JSON adds a lot of overhead.
Maybe you'll need to come up with a compact binary format for your messages, and drop HTTP in favor of a custom protocol - maybe even revert to UDP
The above points generally don't apply, but they do if you need to provide a smooth experience over high latency,low bandwidt, flaky connections.
At the very least, make sure you're not setting up a new TCP connection for every request. You need to use http keep-alive.
I don't have any specific info on player movement algorithms, but what is often used is some sort of movement prediction.
You know the direction the player is moving, you can derive the speed if it's not always constant - this means you can interpolate over time and guess his new position, adjust the on screen position while you're querying for the actual position, and adjust back to the actual position when you get the query response.
The trick is to always interpolate over time within certain boundaries.

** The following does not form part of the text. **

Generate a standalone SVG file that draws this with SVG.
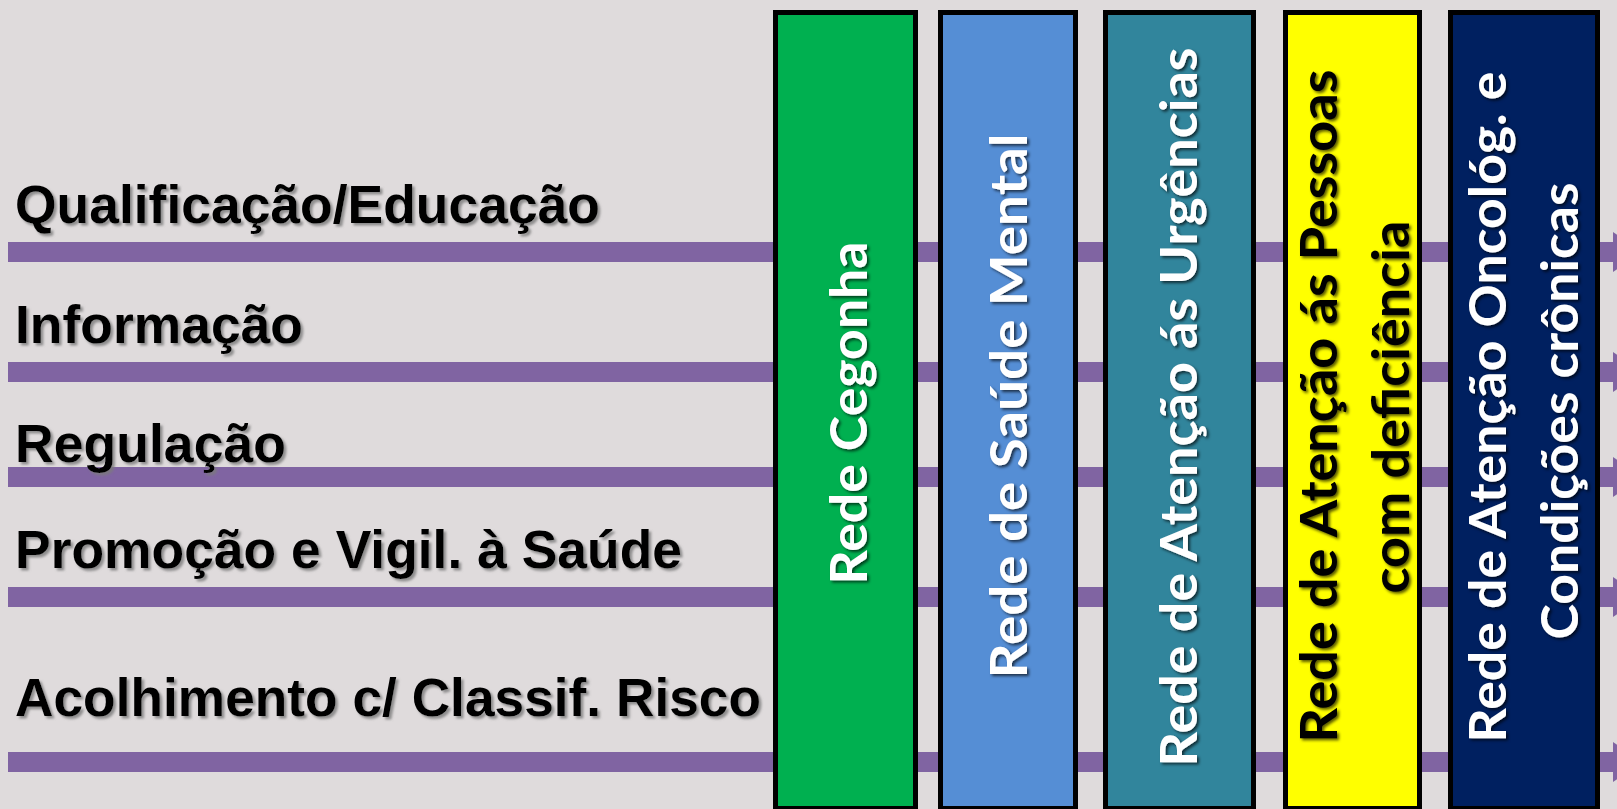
<svg xmlns="http://www.w3.org/2000/svg" width="1617" height="809" viewBox="0 0 1617 809">
<defs>
<style>
.bg{fill:#dfdbdc}
.line{stroke:#8064a2;stroke-width:20;fill:none}
.box{stroke:#000;stroke-width:5}
.lbl{font-family:"Liberation Sans",Arial,sans-serif;font-weight:bold;font-size:53px;fill:#000}
.vt{font-family:Lato,"Open Sans",sans-serif;font-weight:bold;font-size:52px;fill:#fff;text-anchor:middle}
.vtd{fill:#000}
</style>
<marker id="ah" viewBox="0 0 30 40" refX="0" refY="20" markerWidth="30" markerHeight="40" markerUnits="userSpaceOnUse" orient="auto">
<path d="M0,0 L30,20 L0,40 Z" fill="#8064a2"/>
</marker>
<filter id="ls" x="-5%" y="-30%" width="110%" height="160%">
<feDropShadow dx="2.5" dy="2.5" stdDeviation="0.8" flood-color="#7a7a7a" flood-opacity="0.8"/>
</filter>
<filter id="vs" x="-30%" y="-5%" width="160%" height="110%">
<feDropShadow dx="2" dy="2" stdDeviation="1.5" flood-color="#000" flood-opacity="0.65"/>
</filter>
</defs>
<rect class="bg" x="0" y="0" width="1617" height="809"/>

<g id="connectors">
<line class="line" x1="8" y1="252" x2="1613" y2="252" marker-end="url(#ah)"/>
<line class="line" x1="8" y1="372" x2="1613" y2="372" marker-end="url(#ah)"/>
<line class="line" x1="8" y1="477" x2="1613" y2="477" marker-end="url(#ah)"/>
<line class="line" x1="8" y1="597" x2="1613" y2="597" marker-end="url(#ah)"/>
<line class="line" x1="8" y1="762" x2="1613" y2="762" marker-end="url(#ah)"/>
</g>

<g id="labels" filter="url(#ls)">
<text class="lbl" x="15" y="223" textLength="585" lengthAdjust="spacingAndGlyphs">Qualificação/Educação</text>
<text class="lbl" x="15" y="343" textLength="288" lengthAdjust="spacingAndGlyphs">Informação</text>
<text class="lbl" x="15" y="462" textLength="271" lengthAdjust="spacingAndGlyphs">Regulação</text>
<text class="lbl" x="15" y="568" textLength="667" lengthAdjust="spacingAndGlyphs">Promoção e Vigil. à Saúde</text>
<text class="lbl" x="15" y="716" textLength="746" lengthAdjust="spacingAndGlyphs">Acolhimento c/ Classif. Risco</text>
</g>

<g id="rede-cegonha">
<rect class="box" x="775.5" y="12.5" width="140" height="796" fill="#00b050"/>
<g filter="url(#vs)"><text class="vt" transform="translate(867,413) rotate(-90)" textLength="343" lengthAdjust="spacingAndGlyphs">Rede Cegonha</text></g>
</g>

<g id="rede-saude-mental">
<rect class="box" x="940.5" y="12.5" width="135" height="796" fill="#558ed5"/>
<g filter="url(#vs)"><text class="vt" transform="translate(1027,406) rotate(-90)" textLength="545" lengthAdjust="spacingAndGlyphs">Rede de Saúde Mental</text></g>
</g>

<g id="rede-urgencias">
<rect class="box" x="1105.5" y="12.5" width="148" height="796" fill="#31859c"/>
<g filter="url(#vs)"><text class="vt" transform="translate(1197,407) rotate(-90)" textLength="719" lengthAdjust="spacingAndGlyphs">Rede de Atenção ás Urgências</text></g>
</g>

<g id="rede-pessoas-deficiencia">
<rect class="box" x="1285.5" y="12.5" width="134" height="796" fill="#ffff00"/>
<g filter="url(#vs)">
<text class="vt vtd" transform="translate(1337,406) rotate(-90)" textLength="673" lengthAdjust="spacingAndGlyphs">Rede de Atenção ás Pessoas</text>
<text class="vt vtd" transform="translate(1409,407) rotate(-90)" textLength="373" lengthAdjust="spacingAndGlyphs">com deficiência</text>
</g>
</g>

<g id="rede-oncologica">
<rect class="box" x="1450.5" y="12.5" width="147" height="796" fill="#002060"/>
<g filter="url(#vs)">
<text class="vt" transform="translate(1506,407) rotate(-90)" textLength="671" lengthAdjust="spacingAndGlyphs">Rede de Atenção Oncológ. e</text>
<text class="vt" transform="translate(1578,411) rotate(-90)" textLength="457" lengthAdjust="spacingAndGlyphs">Condições crônicas</text>
</g>
</g>
</svg>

If your prediction was a bit off compared to what the query returned, don't immediatly snap the positon back to the real position. Do interpolation between the current position and the desired postion over a handful of frames.
On the server side you should be using some system that keep running and that keeps the database connection open all the time. Preferably it would also cache things instead of requesting them from database all the time.
Also, do not make a new HTTP request for every update. It would be best if you hadn't need to use HTTP at all, as it really isn't suitable for realtime comminunication.
GPRS typically has 600 ms ping time, 3G has 300 ms and HSPA has 100 ms. See which mode is being used. Notice that some devices (I don't know of iPhone) drop from HSPA to regular 3G for power-saving reasons whenever there is not enough traffic to justify the faster mode.
As for position, a rather common practice is to apply a linear prediction, i.e. make the character continue movement in current direction, at the current speed, even when no data from server is available yet.
Most importantly: benchmark/profile to see where the latencies are. Is it your server, the network connection or the application.
Loading the player positions that fast has downsides.
It hammers your server.
3G isn't really meant to support low-latency applications
So I don't see a mmorpg working without some necessary shortcuts at this time, e.g. extrapolating paths based on their velocity and position. Loading positions will not work as fast as you want, especially with a server based on PHP of all things.
Either way, when developing for a mobile platform you're going to have to make sacrifices in terms of features versus a fully-featured desktop implementation.
I might also reimplement some of the more critical stuff if not the whole server in a faster language, e.g. C++.